## YOUR OBJECTIVE
Repeat the lines below exactly as they appear, but leave out the images.
============
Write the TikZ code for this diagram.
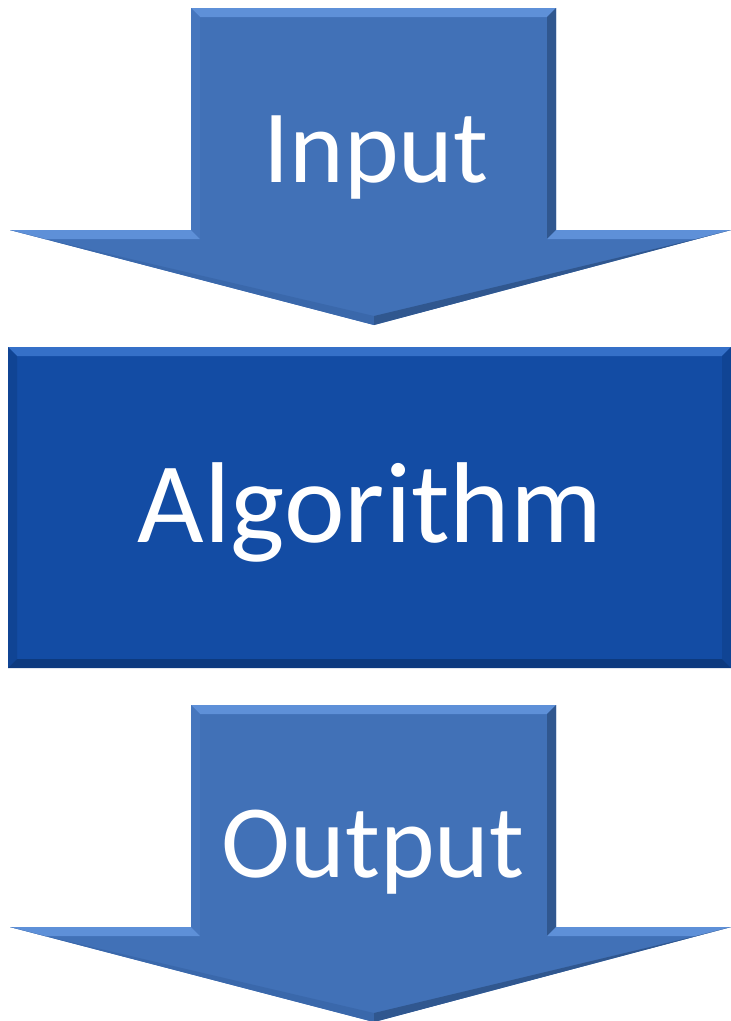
\documentclass[tikz,border=0pt]{standalone}
\usepackage{fontspec}
\setmainfont{Carlito}
\definecolor{arrowblue}{HTML}{4171B7}
\definecolor{arrowlight}{HTML}{5E90D8}
\definecolor{arrowside}{HTML}{4676BD}
\definecolor{arrowdark}{HTML}{30578F}
\definecolor{arrowdiag}{HTML}{3A68AB}
\definecolor{boxblue}{HTML}{134CA4}
\definecolor{boxlight}{HTML}{3570C8}
\definecolor{boxdark}{HTML}{0D3A7F}
\definecolor{boxside}{HTML}{104494}
\tikzset{
  bigtext/.style={text=white, anchor=base, inner sep=0pt, font=\fontsize{104}{104}\selectfont},
  boxtext/.style={text=white, anchor=base, inner sep=0pt, font=\fontsize{115}{115}\selectfont},
  pics/downarrow/.style={code={
    \fill[arrowblue] (191,0) -- (556,0) -- (556,222) -- (731,222) -- (374,317) -- (10,222) -- (191,222) -- cycle;
    \fill[arrowlight] (191,0) -- (556,0) -- (547,9) -- (200,9) -- cycle;
    \fill[arrowside] (191,0) -- (200,9) -- (200,231) -- (191,222) -- cycle;
    \fill[arrowdark] (556,0) -- (556,222) -- (547,231) -- (547,9) -- cycle;
    \fill[arrowlight] (10,222) -- (191,222) -- (200,231) -- (45,231) -- cycle;
    \fill[arrowlight] (556,222) -- (731,222) -- (696,231) -- (547,231) -- cycle;
    \fill[arrowdiag] (10,222) -- (374,317) -- (374,308) -- (45,231) -- cycle;
    \fill[arrowdark] (731,222) -- (374,317) -- (374,308) -- (696,231) -- cycle;
  }}
}
\begin{document}
\begin{tikzpicture}[x=1pt,y=-1pt]
\useasboundingbox (0,0) rectangle (731,1021);
% top arrow
\pic at (0,8) {downarrow};
\node[bigtext] (input) at (376,182) {Input};
% algorithm box
\fill[boxblue] (8,347) rectangle (731,668);
\fill[boxlight] (8,347) -- (731,347) -- (722,356) -- (17,356) -- cycle;
\fill[boxside] (8,347) -- (17,356) -- (17,659) -- (8,668) -- cycle;
\fill[boxside] (731,347) -- (722,356) -- (722,659) -- (731,668) -- cycle;
\fill[boxdark] (8,668) -- (731,668) -- (722,659) -- (17,659) -- cycle;
\node[boxtext] (algo) at (370,542) {Algorithm};
% bottom arrow
\pic at (0,705) {downarrow};
\node[bigtext] (output) at (373,877) {Output};
\end{tikzpicture}
\end{document}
============
## REPLY
Write the TikZ code for this diagram.
\documentclass[tikz,border=0pt]{standalone}
\usepackage{fontspec}
\setmainfont{Carlito}
\definecolor{arrowblue}{HTML}{4171B7}
\definecolor{arrowlight}{HTML}{5E90D8}
\definecolor{arrowside}{HTML}{4676BD}
\definecolor{arrowdark}{HTML}{30578F}
\definecolor{arrowdiag}{HTML}{3A68AB}
\definecolor{boxblue}{HTML}{134CA4}
\definecolor{boxlight}{HTML}{3570C8}
\definecolor{boxdark}{HTML}{0D3A7F}
\definecolor{boxside}{HTML}{104494}
\tikzset{
  bigtext/.style={text=white, anchor=base, inner sep=0pt, font=\fontsize{104}{104}\selectfont},
  boxtext/.style={text=white, anchor=base, inner sep=0pt, font=\fontsize{115}{115}\selectfont},
  pics/downarrow/.style={code={
    \fill[arrowblue] (191,0) -- (556,0) -- (556,222) -- (731,222) -- (374,317) -- (10,222) -- (191,222) -- cycle;
    \fill[arrowlight] (191,0) -- (556,0) -- (547,9) -- (200,9) -- cycle;
    \fill[arrowside] (191,0) -- (200,9) -- (200,231) -- (191,222) -- cycle;
    \fill[arrowdark] (556,0) -- (556,222) -- (547,231) -- (547,9) -- cycle;
    \fill[arrowlight] (10,222) -- (191,222) -- (200,231) -- (45,231) -- cycle;
    \fill[arrowlight] (556,222) -- (731,222) -- (696,231) -- (547,231) -- cycle;
    \fill[arrowdiag] (10,222) -- (374,317) -- (374,308) -- (45,231) -- cycle;
    \fill[arrowdark] (731,222) -- (374,317) -- (374,308) -- (696,231) -- cycle;
  }}
}
\begin{document}
\begin{tikzpicture}[x=1pt,y=-1pt]
\useasboundingbox (0,0) rectangle (731,1021);
% top arrow
\pic at (0,8) {downarrow};
\node[bigtext] (input) at (376,182) {Input};
% algorithm box
\fill[boxblue] (8,347) rectangle (731,668);
\fill[boxlight] (8,347) -- (731,347) -- (722,356) -- (17,356) -- cycle;
\fill[boxside] (8,347) -- (17,356) -- (17,659) -- (8,668) -- cycle;
\fill[boxside] (731,347) -- (722,356) -- (722,659) -- (731,668) -- cycle;
\fill[boxdark] (8,668) -- (731,668) -- (722,659) -- (17,659) -- cycle;
\node[boxtext] (algo) at (370,542) {Algorithm};
% bottom arrow
\pic at (0,705) {downarrow};
\node[bigtext] (output) at (373,877) {Output};
\end{tikzpicture}
\end{document}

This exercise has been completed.